EXERCISE:
Repeat the lines below exactly as they appear, but leave out the images.

DATA LINES:
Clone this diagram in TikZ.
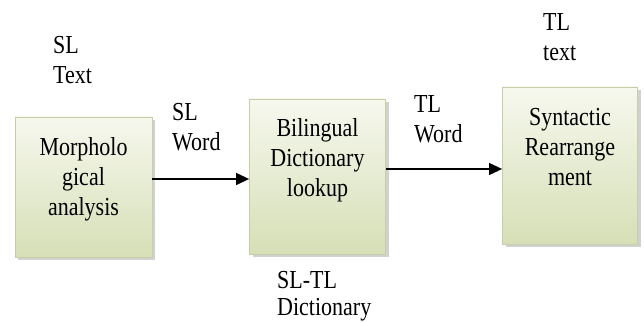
\documentclass[tikz,border=0pt]{standalone}
\usepackage{fontspec}
\setmainfont{Liberation Serif}
\usetikzlibrary{arrows.meta,shadows}
\definecolor{boxtop}{HTML}{F6F8EE}
\definecolor{boxbot}{HTML}{D6DFB6}
\definecolor{boxline}{HTML}{C6CFA8}
% text block: #1 = column alignment, #2 = baselineskip before vertical stretch, #3 = lines
\newcommand\tallstack[3]{\scalebox{1}[1.18]{\fontsize{22}{#2}\selectfont\begin{tabular}[t]{@{}#1@{}}#3\end{tabular}}}
\tikzset{
  procbox/.style={draw=boxline, line width=0.8pt, top color=boxtop, bottom color=boxbot,
    inner sep=0pt,
    drop shadow={shadow xshift=3pt, shadow yshift=-3pt, fill=black!30, opacity=0.6}},
  boxtext/.style={anchor=base, inner sep=0pt},
  lbl/.style={anchor=base west, inner sep=0pt},
  arr/.style={-{Triangle[length=13pt,width=12pt]}, line width=1.3pt, black}
}
\begin{document}
\begin{tikzpicture}[x=1pt,y=-1pt]
\useasboundingbox (0,0) rectangle (644,323);
% boxes
\node[procbox, minimum width=137pt, minimum height=140pt] (box1) at (83.5,187) {};
\node[procbox, minimum width=136pt, minimum height=155pt] (box2) at (317.5,176.5) {};
\node[procbox, minimum width=135pt, minimum height=157pt] (box3) at (570,165.5) {};
% box texts
\node[boxtext] (t1) at (83.5,156) {\tallstack{c}{25.4}{Morpholo\\gical\\analysis}};
\node[boxtext] (t2) at (317.5,137) {\tallstack{c}{25.4}{Bilingual\\Dictionary\\lookup}};
\node[boxtext] (t3) at (570,126) {\tallstack{c}{25.4}{Syntactic\\Rearrange\\ment}};
% labels
\node[lbl] (l1) at (53,54) {\tallstack{l}{24.6}{SL\\Text}};
\node[lbl] (l2) at (172,121) {\tallstack{l}{25.4}{SL\\Word}};
\node[lbl] (l3) at (414,113) {\tallstack{l}{25.4}{TL\\Word}};
\node[lbl] (l4) at (543,31) {\tallstack{l}{25.4}{TL\\text}};
\node[lbl] (l5) at (277,288) {\tallstack{l}{23.7}{SL-TL\\Dictionary}};
% arrows
\coordinate (a1) at (0,179);
\coordinate (a2) at (0,169);
\draw[arr] (box1.east |- a1) -- (box2.west |- a1);
\draw[arr] (box2.east |- a2) -- (box3.west |- a2);
\end{tikzpicture}
\end{document}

RESPONSE:
Clone this diagram in TikZ.
\documentclass[tikz,border=0pt]{standalone}
\usepackage{fontspec}
\setmainfont{Liberation Serif}
\usetikzlibrary{arrows.meta,shadows}
\definecolor{boxtop}{HTML}{F6F8EE}
\definecolor{boxbot}{HTML}{D6DFB6}
\definecolor{boxline}{HTML}{C6CFA8}
% text block: #1 = column alignment, #2 = baselineskip before vertical stretch, #3 = lines
\newcommand\tallstack[3]{\scalebox{1}[1.18]{\fontsize{22}{#2}\selectfont\begin{tabular}[t]{@{}#1@{}}#3\end{tabular}}}
\tikzset{
  procbox/.style={draw=boxline, line width=0.8pt, top color=boxtop, bottom color=boxbot,
    inner sep=0pt,
    drop shadow={shadow xshift=3pt, shadow yshift=-3pt, fill=black!30, opacity=0.6}},
  boxtext/.style={anchor=base, inner sep=0pt},
  lbl/.style={anchor=base west, inner sep=0pt},
  arr/.style={-{Triangle[length=13pt,width=12pt]}, line width=1.3pt, black}
}
\begin{document}
\begin{tikzpicture}[x=1pt,y=-1pt]
\useasboundingbox (0,0) rectangle (644,323);
% boxes
\node[procbox, minimum width=137pt, minimum height=140pt] (box1) at (83.5,187) {};
\node[procbox, minimum width=136pt, minimum height=155pt] (box2) at (317.5,176.5) {};
\node[procbox, minimum width=135pt, minimum height=157pt] (box3) at (570,165.5) {};
% box texts
\node[boxtext] (t1) at (83.5,156) {\tallstack{c}{25.4}{Morpholo\\gical\\analysis}};
\node[boxtext] (t2) at (317.5,137) {\tallstack{c}{25.4}{Bilingual\\Dictionary\\lookup}};
\node[boxtext] (t3) at (570,126) {\tallstack{c}{25.4}{Syntactic\\Rearrange\\ment}};
% labels
\node[lbl] (l1) at (53,54) {\tallstack{l}{24.6}{SL\\Text}};
\node[lbl] (l2) at (172,121) {\tallstack{l}{25.4}{SL\\Word}};
\node[lbl] (l3) at (414,113) {\tallstack{l}{25.4}{TL\\Word}};
\node[lbl] (l4) at (543,31) {\tallstack{l}{25.4}{TL\\text}};
\node[lbl] (l5) at (277,288) {\tallstack{l}{23.7}{SL-TL\\Dictionary}};
% arrows
\coordinate (a1) at (0,179);
\coordinate (a2) at (0,169);
\draw[arr] (box1.east |- a1) -- (box2.west |- a1);
\draw[arr] (box2.east |- a2) -- (box3.west |- a2);
\end{tikzpicture}
\end{document}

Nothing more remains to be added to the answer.